> WHAT IS REQUIRED
Lines from the one containing "Give me the Chart.js source for this chart." to the one containing "900, 1100, 1300];", both lines included, are to be extracted exactly from the data below; pictures are excluded.

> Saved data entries
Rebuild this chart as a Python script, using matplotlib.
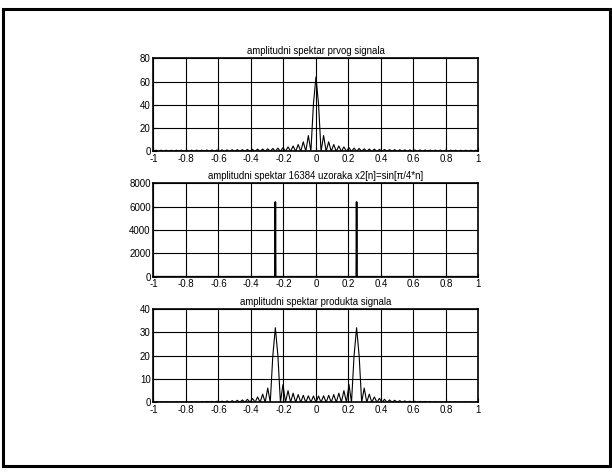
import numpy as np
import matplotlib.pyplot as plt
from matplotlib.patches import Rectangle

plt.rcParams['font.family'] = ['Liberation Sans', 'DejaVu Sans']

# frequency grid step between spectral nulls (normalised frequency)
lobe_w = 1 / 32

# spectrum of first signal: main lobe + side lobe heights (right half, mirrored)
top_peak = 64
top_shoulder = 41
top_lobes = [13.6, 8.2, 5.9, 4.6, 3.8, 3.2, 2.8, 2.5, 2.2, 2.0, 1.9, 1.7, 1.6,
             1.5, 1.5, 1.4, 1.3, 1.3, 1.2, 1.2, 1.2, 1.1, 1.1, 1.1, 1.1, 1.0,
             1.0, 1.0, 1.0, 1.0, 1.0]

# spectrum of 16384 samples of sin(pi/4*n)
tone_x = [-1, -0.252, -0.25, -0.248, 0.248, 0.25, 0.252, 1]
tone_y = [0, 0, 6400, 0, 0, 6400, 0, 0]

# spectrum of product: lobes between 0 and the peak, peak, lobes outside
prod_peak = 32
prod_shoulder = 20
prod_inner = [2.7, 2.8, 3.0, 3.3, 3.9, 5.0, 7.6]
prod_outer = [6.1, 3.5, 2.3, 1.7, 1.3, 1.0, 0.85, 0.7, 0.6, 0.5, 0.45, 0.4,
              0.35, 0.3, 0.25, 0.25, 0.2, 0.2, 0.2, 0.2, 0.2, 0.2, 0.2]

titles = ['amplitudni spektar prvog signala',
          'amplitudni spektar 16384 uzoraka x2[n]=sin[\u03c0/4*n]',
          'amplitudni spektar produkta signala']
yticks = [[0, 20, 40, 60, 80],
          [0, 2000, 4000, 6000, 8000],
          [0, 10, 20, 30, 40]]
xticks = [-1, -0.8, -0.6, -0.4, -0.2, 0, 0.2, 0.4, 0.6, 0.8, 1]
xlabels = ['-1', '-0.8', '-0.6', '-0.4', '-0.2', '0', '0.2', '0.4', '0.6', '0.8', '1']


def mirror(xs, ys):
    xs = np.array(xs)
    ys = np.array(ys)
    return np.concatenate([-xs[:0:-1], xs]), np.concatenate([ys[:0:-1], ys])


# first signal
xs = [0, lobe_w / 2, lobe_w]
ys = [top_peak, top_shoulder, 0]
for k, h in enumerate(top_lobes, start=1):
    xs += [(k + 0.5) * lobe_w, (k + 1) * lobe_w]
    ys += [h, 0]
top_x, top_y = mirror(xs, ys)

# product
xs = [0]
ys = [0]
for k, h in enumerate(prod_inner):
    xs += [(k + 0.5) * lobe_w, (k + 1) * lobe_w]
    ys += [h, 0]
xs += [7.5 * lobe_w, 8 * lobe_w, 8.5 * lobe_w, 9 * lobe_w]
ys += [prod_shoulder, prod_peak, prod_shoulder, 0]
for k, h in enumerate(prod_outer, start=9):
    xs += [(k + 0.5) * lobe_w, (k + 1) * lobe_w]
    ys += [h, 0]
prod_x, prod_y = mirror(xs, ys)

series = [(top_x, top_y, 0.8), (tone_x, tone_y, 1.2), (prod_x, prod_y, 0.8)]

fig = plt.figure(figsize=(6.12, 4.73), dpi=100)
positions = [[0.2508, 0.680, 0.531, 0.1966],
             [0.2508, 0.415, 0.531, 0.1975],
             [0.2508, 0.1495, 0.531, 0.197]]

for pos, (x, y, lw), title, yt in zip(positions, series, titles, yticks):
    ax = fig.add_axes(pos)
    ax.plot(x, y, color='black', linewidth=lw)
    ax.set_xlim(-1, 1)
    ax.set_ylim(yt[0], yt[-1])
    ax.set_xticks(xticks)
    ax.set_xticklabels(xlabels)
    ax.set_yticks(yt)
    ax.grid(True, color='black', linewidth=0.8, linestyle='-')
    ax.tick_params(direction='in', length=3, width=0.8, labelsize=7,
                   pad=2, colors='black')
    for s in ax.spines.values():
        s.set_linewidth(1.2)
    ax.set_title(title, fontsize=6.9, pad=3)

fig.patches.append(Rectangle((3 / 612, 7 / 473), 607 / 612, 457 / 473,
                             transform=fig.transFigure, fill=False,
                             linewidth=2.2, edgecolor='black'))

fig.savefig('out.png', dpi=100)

---

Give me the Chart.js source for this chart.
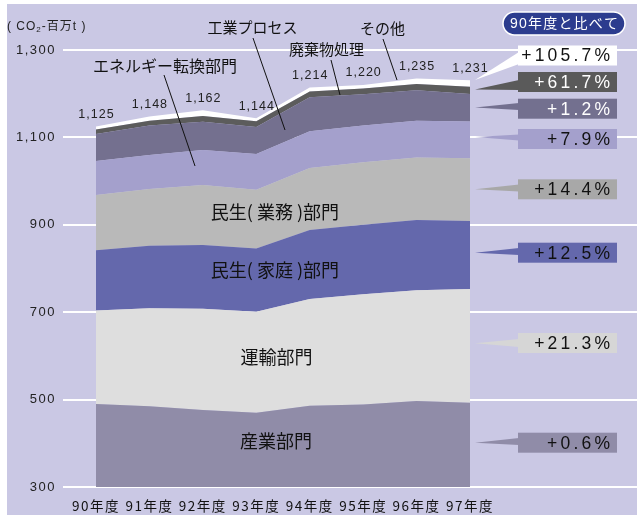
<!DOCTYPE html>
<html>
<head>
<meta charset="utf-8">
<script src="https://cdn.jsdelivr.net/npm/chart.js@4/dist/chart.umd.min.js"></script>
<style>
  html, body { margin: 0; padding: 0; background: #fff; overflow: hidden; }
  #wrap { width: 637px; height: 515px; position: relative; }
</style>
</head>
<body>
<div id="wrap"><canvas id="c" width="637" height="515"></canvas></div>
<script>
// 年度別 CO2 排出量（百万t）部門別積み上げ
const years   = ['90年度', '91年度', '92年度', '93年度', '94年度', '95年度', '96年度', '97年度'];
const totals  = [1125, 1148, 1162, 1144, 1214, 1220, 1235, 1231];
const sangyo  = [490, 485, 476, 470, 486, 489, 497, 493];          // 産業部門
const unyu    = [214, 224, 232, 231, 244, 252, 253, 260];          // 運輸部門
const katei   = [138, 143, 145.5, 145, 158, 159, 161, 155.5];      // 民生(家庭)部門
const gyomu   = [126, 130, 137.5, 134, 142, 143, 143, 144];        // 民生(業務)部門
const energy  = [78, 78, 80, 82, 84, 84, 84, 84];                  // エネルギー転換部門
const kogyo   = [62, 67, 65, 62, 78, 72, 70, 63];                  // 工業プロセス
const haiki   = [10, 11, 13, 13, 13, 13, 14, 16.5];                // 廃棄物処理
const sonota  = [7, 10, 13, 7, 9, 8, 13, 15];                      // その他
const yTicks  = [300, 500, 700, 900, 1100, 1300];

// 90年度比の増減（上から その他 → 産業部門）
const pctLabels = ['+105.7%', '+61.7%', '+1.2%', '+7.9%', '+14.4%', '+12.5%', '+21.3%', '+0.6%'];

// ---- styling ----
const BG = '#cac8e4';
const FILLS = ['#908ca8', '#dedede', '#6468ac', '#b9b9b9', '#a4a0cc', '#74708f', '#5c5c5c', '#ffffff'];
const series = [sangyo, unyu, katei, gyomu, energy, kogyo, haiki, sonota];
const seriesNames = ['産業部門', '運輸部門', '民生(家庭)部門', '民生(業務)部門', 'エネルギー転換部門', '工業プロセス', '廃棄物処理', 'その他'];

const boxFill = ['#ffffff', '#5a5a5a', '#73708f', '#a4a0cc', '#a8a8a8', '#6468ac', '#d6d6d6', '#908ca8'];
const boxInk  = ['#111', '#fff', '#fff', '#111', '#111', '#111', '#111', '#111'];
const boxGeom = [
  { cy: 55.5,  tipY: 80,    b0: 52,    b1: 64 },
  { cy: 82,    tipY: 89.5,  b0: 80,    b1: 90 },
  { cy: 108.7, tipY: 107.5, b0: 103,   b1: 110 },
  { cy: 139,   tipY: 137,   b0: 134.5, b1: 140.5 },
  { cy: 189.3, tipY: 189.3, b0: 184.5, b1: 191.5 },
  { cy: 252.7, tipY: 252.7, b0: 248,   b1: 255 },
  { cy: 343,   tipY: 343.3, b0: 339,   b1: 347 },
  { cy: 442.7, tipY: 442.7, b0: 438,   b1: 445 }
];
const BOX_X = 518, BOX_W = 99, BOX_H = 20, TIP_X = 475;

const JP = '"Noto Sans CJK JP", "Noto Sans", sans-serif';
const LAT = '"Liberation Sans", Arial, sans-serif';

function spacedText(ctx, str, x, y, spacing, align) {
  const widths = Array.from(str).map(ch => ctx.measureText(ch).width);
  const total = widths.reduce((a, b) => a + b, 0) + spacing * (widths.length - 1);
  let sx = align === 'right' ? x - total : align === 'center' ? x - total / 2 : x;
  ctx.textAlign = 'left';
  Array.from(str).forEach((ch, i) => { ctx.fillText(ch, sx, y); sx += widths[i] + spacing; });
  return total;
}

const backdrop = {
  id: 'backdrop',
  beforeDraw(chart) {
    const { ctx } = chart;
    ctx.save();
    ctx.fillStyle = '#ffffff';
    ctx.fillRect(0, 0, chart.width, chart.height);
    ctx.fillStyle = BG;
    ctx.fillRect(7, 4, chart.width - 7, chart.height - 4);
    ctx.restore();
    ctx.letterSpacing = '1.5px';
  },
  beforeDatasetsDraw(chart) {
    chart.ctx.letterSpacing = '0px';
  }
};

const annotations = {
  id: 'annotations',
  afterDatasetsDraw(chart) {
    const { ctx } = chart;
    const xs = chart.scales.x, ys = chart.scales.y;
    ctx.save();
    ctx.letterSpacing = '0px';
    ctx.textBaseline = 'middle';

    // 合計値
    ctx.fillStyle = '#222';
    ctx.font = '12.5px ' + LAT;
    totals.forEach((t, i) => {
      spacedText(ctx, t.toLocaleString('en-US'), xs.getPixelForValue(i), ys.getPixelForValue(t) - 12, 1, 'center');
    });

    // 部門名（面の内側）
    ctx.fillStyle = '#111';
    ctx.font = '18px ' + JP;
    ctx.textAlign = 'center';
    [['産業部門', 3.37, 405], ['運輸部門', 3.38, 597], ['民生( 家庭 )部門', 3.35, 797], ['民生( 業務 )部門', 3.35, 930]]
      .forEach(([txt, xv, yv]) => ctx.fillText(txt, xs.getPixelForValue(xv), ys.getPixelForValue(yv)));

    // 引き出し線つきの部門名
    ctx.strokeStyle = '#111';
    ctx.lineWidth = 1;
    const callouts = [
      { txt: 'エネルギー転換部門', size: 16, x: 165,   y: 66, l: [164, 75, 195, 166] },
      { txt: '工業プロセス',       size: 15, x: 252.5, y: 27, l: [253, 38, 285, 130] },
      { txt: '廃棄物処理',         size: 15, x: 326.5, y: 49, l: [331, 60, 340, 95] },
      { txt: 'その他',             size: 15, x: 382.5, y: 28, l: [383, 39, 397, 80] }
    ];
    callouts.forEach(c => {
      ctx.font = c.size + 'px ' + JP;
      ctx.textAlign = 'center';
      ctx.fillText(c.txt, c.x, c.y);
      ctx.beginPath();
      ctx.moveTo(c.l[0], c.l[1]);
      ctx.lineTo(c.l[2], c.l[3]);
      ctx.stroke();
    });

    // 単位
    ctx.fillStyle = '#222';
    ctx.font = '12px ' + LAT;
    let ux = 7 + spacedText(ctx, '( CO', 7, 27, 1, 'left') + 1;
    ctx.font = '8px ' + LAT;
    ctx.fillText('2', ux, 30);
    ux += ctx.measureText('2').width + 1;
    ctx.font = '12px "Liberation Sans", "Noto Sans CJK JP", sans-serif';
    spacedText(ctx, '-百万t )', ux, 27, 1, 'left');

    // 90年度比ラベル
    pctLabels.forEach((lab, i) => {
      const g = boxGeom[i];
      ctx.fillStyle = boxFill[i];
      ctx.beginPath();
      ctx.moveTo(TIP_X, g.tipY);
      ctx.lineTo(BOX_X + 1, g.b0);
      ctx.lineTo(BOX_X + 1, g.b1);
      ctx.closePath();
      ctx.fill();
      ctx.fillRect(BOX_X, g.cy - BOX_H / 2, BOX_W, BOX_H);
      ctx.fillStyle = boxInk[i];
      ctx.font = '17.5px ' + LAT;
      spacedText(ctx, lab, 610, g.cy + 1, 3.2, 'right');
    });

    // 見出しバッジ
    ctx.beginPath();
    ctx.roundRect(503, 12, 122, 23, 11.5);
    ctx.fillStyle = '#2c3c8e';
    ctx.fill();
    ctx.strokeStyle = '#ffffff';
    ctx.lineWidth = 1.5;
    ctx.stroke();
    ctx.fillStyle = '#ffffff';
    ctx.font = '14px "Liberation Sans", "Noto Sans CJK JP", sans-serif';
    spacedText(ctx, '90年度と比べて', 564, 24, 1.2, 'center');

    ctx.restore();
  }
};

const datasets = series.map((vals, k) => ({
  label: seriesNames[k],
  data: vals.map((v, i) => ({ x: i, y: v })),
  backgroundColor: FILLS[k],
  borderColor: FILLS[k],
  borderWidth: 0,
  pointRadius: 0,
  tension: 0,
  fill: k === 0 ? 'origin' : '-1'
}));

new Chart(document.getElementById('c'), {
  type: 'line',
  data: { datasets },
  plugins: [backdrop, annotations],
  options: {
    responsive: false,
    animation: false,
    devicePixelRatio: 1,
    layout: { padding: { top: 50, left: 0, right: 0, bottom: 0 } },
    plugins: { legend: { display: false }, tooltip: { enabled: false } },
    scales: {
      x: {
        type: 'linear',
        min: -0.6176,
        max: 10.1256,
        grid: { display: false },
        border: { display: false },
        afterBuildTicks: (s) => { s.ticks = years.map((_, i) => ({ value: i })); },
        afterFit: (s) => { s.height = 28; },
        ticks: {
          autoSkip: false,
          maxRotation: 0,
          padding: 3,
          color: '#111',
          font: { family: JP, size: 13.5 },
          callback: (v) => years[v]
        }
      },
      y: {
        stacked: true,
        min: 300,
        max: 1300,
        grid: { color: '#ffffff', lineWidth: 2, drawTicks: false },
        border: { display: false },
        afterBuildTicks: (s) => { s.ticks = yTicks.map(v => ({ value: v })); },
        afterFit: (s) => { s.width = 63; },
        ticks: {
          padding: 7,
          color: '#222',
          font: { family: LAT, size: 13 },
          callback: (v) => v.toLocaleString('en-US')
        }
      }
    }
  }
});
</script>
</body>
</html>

> TASK ANSWER
Give me the Chart.js source for this chart.
<!DOCTYPE html>
<html>
<head>
<meta charset="utf-8">
<script src="https://cdn.jsdelivr.net/npm/chart.js@4/dist/chart.umd.min.js"></script>
<style>
  html, body { margin: 0; padding: 0; background: #fff; overflow: hidden; }
  #wrap { width: 637px; height: 515px; position: relative; }
</style>
</head>
<body>
<div id="wrap"><canvas id="c" width="637" height="515"></canvas></div>
<script>
// 年度別 CO2 排出量（百万t）部門別積み上げ
const years   = ['90年度', '91年度', '92年度', '93年度', '94年度', '95年度', '96年度', '97年度'];
const totals  = [1125, 1148, 1162, 1144, 1214, 1220, 1235, 1231];
const sangyo  = [490, 485, 476, 470, 486, 489, 497, 493];          // 産業部門
const unyu    = [214, 224, 232, 231, 244, 252, 253, 260];          // 運輸部門
const katei   = [138, 143, 145.5, 145, 158, 159, 161, 155.5];      // 民生(家庭)部門
const gyomu   = [126, 130, 137.5, 134, 142, 143, 143, 144];        // 民生(業務)部門
const energy  = [78, 78, 80, 82, 84, 84, 84, 84];                  // エネルギー転換部門
const kogyo   = [62, 67, 65, 62, 78, 72, 70, 63];                  // 工業プロセス
const haiki   = [10, 11, 13, 13, 13, 13, 14, 16.5];                // 廃棄物処理
const sonota  = [7, 10, 13, 7, 9, 8, 13, 15];                      // その他
const yTicks  = [300, 500, 700, 900, 1100, 1300];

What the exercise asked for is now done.